Gracie enrolled at Southwest in 1975 with no real idea of what she wanted to do or be. For the most part, she had some great teachers; a few, though, were difficult.

“I had an English teacher, she marked up all my papers, they would be just covered in red ink,” she said. “All the African American kids’ papers were the same way. I got F’s on everything.

“All the others dropped out, but I refused, and I ended up getting a B in her class. Now, I don’t know how you go from getting F’s on everything to ending up with a B. I think I gained her respect.”

One teacher in particular, Mrs. Craig, encouraged Gracie to take journalism classes. She liked meeting people and learning new things, and she loved writing. She just kept telling herself, “I can do this.”

“I think I was meant to be a writer,” she said. “With journalism, you can really make a difference in people’s lives.”

Gracie transferred to the University of Southern Mississippi.
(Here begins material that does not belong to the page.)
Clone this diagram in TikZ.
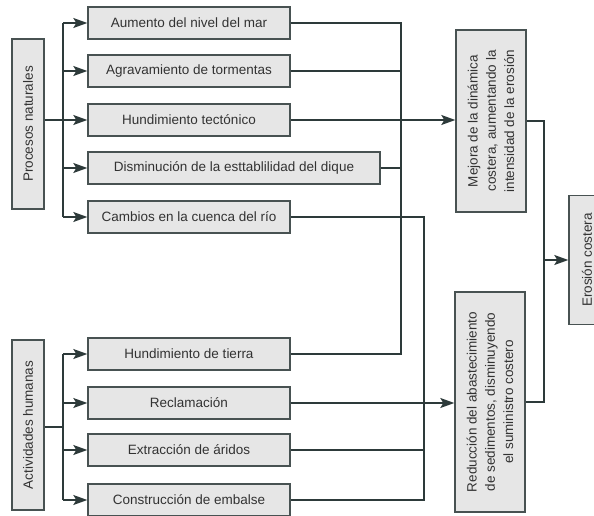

Before she’d even graduated, the editor of her hometown newspaper invited her to come interview and held a job for her. She covered all manner of small-town news before moving to the Delta Democrat-Times in Greenville, Mississippi, as a court reporter.

While there, she read about the National Association of Black Journalists’ upcoming conference in nearby Memphis, Tennessee, so she drove up. The organization helped get her name and resume out there.
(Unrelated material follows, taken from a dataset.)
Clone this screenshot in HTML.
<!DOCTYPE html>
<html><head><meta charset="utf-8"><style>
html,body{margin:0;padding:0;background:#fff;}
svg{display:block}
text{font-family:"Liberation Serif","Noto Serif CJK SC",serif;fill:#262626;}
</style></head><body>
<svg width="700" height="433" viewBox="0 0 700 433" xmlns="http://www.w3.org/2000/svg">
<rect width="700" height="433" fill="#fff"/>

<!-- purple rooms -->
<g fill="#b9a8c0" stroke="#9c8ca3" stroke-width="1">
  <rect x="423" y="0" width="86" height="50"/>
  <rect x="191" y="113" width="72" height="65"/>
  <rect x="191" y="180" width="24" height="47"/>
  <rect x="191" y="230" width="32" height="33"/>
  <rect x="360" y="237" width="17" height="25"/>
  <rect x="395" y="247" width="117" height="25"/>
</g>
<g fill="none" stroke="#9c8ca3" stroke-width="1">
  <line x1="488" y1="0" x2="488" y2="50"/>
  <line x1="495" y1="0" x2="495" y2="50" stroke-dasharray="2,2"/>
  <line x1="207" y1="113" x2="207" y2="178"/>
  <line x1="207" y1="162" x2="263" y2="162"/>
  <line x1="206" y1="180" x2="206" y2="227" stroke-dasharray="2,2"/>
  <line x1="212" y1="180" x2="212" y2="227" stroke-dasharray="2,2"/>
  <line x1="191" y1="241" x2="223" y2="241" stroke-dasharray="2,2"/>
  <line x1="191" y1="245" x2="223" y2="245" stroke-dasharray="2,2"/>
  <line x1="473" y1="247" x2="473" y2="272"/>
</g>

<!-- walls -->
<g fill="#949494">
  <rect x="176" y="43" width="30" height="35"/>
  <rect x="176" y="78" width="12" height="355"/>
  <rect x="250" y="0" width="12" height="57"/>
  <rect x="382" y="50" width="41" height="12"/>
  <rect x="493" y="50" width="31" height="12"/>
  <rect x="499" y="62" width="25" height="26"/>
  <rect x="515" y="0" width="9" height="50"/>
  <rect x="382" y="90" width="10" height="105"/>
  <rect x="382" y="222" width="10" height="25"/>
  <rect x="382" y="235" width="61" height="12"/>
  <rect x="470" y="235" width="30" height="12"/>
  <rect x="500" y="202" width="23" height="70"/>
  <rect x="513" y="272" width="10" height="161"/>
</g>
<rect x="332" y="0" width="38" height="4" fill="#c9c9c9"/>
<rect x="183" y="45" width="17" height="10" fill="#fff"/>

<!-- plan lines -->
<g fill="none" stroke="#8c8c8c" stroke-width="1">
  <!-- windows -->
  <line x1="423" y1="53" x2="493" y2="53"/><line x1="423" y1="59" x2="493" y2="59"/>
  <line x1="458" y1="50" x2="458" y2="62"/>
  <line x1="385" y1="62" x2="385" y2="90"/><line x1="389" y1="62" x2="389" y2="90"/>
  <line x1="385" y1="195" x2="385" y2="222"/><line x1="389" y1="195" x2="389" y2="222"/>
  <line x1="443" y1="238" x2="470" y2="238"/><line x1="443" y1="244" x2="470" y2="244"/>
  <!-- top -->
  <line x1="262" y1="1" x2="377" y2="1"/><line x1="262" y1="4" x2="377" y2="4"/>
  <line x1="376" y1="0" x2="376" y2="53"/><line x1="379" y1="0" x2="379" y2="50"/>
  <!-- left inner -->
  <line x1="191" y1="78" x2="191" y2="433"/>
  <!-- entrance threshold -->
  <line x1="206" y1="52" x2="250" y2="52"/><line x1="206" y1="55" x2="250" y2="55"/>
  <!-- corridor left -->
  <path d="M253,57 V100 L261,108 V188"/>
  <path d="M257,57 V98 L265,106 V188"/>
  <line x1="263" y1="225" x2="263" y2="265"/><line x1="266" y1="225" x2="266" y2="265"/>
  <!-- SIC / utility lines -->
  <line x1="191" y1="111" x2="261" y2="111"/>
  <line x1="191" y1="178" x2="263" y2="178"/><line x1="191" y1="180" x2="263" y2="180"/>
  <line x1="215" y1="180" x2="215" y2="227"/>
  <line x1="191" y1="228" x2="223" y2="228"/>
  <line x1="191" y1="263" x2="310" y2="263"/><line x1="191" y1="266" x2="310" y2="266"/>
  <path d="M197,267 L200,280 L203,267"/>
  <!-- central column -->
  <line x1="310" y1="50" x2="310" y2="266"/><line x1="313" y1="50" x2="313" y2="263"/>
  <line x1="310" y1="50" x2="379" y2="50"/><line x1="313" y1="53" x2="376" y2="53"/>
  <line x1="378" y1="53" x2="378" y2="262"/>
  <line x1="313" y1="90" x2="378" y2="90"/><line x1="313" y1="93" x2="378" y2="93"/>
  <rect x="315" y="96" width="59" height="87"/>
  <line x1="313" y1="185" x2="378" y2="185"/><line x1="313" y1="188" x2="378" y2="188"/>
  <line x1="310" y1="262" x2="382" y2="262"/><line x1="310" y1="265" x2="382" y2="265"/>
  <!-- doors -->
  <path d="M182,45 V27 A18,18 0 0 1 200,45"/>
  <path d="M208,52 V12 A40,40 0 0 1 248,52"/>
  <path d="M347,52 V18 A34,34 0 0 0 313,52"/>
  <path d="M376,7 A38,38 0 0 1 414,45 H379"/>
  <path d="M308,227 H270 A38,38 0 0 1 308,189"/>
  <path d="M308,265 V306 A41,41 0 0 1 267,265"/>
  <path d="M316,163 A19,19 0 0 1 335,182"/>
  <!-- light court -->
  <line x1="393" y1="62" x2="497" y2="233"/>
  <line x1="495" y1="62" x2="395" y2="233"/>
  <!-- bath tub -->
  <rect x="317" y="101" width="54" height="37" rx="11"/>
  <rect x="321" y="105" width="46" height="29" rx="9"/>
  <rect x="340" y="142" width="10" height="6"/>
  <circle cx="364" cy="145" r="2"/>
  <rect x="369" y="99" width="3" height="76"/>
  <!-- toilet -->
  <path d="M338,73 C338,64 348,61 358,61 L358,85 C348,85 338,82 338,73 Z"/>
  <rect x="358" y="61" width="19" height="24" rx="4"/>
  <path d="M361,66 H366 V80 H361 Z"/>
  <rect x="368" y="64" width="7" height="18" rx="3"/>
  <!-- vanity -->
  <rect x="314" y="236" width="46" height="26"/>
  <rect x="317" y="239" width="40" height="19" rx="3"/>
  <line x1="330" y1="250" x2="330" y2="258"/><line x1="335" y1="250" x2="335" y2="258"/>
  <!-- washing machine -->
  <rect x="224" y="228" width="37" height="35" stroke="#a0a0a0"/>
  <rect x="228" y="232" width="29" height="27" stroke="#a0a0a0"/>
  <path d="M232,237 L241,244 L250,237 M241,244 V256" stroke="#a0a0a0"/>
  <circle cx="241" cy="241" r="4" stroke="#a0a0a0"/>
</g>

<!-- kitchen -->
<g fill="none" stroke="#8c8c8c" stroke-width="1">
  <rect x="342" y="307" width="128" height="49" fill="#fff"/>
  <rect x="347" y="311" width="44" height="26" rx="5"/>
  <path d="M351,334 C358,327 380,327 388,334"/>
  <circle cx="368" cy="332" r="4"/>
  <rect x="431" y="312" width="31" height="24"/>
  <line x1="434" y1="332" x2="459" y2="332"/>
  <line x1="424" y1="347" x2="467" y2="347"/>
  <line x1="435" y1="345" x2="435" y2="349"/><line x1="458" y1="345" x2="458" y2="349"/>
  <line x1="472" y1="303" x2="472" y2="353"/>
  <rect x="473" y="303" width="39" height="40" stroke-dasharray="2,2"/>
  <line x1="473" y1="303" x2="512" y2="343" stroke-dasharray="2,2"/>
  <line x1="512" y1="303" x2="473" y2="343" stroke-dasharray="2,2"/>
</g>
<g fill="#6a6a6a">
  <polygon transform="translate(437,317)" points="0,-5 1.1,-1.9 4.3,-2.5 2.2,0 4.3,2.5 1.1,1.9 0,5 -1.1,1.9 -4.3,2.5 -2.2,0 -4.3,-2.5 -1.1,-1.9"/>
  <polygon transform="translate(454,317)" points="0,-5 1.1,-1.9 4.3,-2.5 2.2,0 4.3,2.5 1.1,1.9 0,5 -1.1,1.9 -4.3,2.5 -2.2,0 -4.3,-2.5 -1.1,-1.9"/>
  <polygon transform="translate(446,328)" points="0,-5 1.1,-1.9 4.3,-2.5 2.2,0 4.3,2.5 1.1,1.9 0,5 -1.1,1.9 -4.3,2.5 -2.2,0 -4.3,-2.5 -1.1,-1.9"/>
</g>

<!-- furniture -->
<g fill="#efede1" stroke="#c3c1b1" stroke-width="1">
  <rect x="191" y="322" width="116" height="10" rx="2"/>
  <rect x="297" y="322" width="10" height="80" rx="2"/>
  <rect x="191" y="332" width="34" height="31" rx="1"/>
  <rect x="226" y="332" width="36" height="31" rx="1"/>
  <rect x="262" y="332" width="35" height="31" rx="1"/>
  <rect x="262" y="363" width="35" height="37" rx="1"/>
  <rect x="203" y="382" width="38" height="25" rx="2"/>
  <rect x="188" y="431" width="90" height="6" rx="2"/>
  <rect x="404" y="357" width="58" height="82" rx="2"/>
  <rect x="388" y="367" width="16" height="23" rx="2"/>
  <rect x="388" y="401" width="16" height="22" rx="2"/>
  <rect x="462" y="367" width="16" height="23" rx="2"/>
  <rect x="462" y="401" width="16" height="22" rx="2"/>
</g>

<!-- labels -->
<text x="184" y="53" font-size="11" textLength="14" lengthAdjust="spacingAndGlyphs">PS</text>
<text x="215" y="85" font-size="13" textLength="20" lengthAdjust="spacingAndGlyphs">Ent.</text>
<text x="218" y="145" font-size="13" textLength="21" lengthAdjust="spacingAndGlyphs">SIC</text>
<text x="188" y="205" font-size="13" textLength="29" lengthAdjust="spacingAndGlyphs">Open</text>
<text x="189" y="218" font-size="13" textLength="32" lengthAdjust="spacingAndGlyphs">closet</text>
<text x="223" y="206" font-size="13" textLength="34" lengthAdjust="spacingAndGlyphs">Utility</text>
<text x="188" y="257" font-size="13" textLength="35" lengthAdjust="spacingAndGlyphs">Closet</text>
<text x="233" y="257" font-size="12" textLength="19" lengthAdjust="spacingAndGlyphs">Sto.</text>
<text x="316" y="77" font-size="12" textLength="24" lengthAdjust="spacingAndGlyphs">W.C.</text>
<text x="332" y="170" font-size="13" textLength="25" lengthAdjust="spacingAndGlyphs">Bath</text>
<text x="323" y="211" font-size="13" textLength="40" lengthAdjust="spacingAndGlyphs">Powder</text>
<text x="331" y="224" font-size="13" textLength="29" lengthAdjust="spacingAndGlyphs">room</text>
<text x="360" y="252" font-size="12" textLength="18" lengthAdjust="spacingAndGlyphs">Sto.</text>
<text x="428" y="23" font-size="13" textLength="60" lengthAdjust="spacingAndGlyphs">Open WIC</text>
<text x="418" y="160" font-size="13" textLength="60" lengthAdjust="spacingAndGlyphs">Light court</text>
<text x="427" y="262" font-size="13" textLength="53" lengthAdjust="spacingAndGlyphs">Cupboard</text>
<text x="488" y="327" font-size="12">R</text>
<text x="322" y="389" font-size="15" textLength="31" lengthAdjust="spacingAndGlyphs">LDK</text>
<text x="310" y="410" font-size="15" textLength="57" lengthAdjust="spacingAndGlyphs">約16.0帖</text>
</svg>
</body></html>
Gracie’s next move was to The Raleigh Times in North Carolina as a general assignment reporter. She interviewed at the Chicago Sun Times but wasn’t hired; however, the editor there moved to The Sacramento Bee and remembered her. She was called for an interview, hired, and moved to California.

“Every time I interviewed for a job, I got the job,” she said. “The challenge has been once I got into the newsroom — getting recognized and respected for what I bring to the table. That’s been the challenge.”
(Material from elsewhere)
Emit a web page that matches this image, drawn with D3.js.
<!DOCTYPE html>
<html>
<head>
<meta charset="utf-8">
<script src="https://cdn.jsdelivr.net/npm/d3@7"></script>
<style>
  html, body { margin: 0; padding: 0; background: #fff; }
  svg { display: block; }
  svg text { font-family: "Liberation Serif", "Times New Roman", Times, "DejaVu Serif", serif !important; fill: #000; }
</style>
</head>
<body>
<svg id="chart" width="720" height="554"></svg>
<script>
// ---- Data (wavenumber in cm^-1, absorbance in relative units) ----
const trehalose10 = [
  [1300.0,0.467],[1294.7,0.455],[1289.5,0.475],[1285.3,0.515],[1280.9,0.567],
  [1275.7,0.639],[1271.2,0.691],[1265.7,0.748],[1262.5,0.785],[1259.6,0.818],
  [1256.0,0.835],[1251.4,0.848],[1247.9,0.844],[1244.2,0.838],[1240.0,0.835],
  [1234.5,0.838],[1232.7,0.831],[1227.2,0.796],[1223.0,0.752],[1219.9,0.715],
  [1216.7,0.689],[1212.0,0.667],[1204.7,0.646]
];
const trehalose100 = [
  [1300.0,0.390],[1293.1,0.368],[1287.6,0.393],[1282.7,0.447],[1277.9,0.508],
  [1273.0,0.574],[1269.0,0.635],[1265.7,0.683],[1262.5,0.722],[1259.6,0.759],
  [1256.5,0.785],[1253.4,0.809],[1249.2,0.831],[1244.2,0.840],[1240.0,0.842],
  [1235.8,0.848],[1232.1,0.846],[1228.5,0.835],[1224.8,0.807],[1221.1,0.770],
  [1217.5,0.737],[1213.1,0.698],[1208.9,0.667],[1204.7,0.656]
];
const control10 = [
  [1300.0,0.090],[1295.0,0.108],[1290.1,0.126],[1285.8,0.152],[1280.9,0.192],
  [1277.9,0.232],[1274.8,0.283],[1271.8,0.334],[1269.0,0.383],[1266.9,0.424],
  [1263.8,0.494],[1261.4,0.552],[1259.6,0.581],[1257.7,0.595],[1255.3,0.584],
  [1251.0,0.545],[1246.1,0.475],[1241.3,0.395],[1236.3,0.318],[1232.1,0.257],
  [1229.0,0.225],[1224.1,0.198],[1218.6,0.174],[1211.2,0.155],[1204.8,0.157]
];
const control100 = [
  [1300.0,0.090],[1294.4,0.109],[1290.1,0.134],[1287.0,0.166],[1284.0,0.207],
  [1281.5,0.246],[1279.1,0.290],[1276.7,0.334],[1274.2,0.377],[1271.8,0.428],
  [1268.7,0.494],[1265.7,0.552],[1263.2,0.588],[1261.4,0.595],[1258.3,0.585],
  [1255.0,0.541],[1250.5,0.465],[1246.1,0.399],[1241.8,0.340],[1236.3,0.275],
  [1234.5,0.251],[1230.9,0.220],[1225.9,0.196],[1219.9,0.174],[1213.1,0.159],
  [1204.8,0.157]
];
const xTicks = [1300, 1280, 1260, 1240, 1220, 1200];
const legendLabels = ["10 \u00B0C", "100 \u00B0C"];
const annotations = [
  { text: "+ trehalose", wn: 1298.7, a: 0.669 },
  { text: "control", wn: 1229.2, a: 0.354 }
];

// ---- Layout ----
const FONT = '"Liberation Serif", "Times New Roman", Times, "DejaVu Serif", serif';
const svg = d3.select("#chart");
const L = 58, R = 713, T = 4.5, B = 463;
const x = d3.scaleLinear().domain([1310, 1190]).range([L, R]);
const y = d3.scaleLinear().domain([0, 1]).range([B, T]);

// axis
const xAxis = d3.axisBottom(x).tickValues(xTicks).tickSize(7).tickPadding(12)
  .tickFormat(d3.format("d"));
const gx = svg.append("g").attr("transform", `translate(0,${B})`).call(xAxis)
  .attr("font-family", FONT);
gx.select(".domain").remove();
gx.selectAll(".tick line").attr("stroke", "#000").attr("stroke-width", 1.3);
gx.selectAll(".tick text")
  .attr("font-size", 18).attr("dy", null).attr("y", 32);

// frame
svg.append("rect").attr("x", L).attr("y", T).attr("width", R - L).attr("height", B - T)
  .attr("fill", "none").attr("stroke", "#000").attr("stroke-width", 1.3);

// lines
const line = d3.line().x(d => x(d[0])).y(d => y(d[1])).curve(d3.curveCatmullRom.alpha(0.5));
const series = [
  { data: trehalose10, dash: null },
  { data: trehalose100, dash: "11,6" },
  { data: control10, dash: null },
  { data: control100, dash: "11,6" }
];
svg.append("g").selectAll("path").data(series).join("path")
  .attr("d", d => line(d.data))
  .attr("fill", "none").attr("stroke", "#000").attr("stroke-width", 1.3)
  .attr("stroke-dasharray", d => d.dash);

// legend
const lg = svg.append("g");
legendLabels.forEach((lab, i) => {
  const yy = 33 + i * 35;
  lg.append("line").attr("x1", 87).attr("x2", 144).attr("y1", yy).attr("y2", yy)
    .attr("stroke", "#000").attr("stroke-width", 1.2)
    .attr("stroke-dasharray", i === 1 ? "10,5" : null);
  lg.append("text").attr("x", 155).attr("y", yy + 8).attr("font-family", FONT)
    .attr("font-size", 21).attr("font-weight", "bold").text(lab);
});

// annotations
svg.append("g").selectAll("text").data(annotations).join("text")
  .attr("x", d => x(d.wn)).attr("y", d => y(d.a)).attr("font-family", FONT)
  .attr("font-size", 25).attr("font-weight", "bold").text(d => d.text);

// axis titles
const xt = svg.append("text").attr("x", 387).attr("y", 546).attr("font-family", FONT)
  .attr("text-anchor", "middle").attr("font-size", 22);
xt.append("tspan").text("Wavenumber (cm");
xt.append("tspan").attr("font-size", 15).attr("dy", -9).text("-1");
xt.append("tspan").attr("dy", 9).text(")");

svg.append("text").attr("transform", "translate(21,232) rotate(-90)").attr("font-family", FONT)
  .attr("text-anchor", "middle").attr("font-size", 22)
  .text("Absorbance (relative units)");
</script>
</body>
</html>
After nine years, Gracie moved to the Fort Worth Star-Telegram in Texas, again as a general assignment reporter. One day, in the early 1990s, the newspaper’s editors approached her about writing a special column. They had asked a local minister to write about the rash of church burnings and bombings in Mississippi’s African American communities, but he hadn’t come through.

Having grown up in Mississippi, Gracie had experienced church bombings firsthand. She wrote the column and, as a result, became a regular lifestyle columnist, writing two columns each week.

Her final move was to The Atlanta Journal-Constitution in Georgia in 2000, where she began as a health writer. A new features editor knew about her column in Fort Worth, and together they created the “Real Living” column. She has now been writing her “This Life with Gracie” column for about four or five years.

“I still write news features occasionally,” she said. “And I do tackle some heavy issues in the column.”

Gracie is proud of many stories she’s written. One of her first in Atlanta was about a couple having a new baby following the death of their infant conjoined twins. She covered the wedding of a woman with Down syndrome, and her most recent series on race and religion also stands out in her mind.

In 2018, her series on HIV and AIDS in black gay men in Atlanta earned her a GLADD Media Award alongside honorees such as Jay-Z, Ava DuVernay, and Samira Wiley. She received the Phillip Rush Community Builder Award from Georgia Equality the same year.

“In all my stories, I’ve tried to show we’re all the same,” she said. “We all want the same thing; we all want to be treated with dignity and respect.”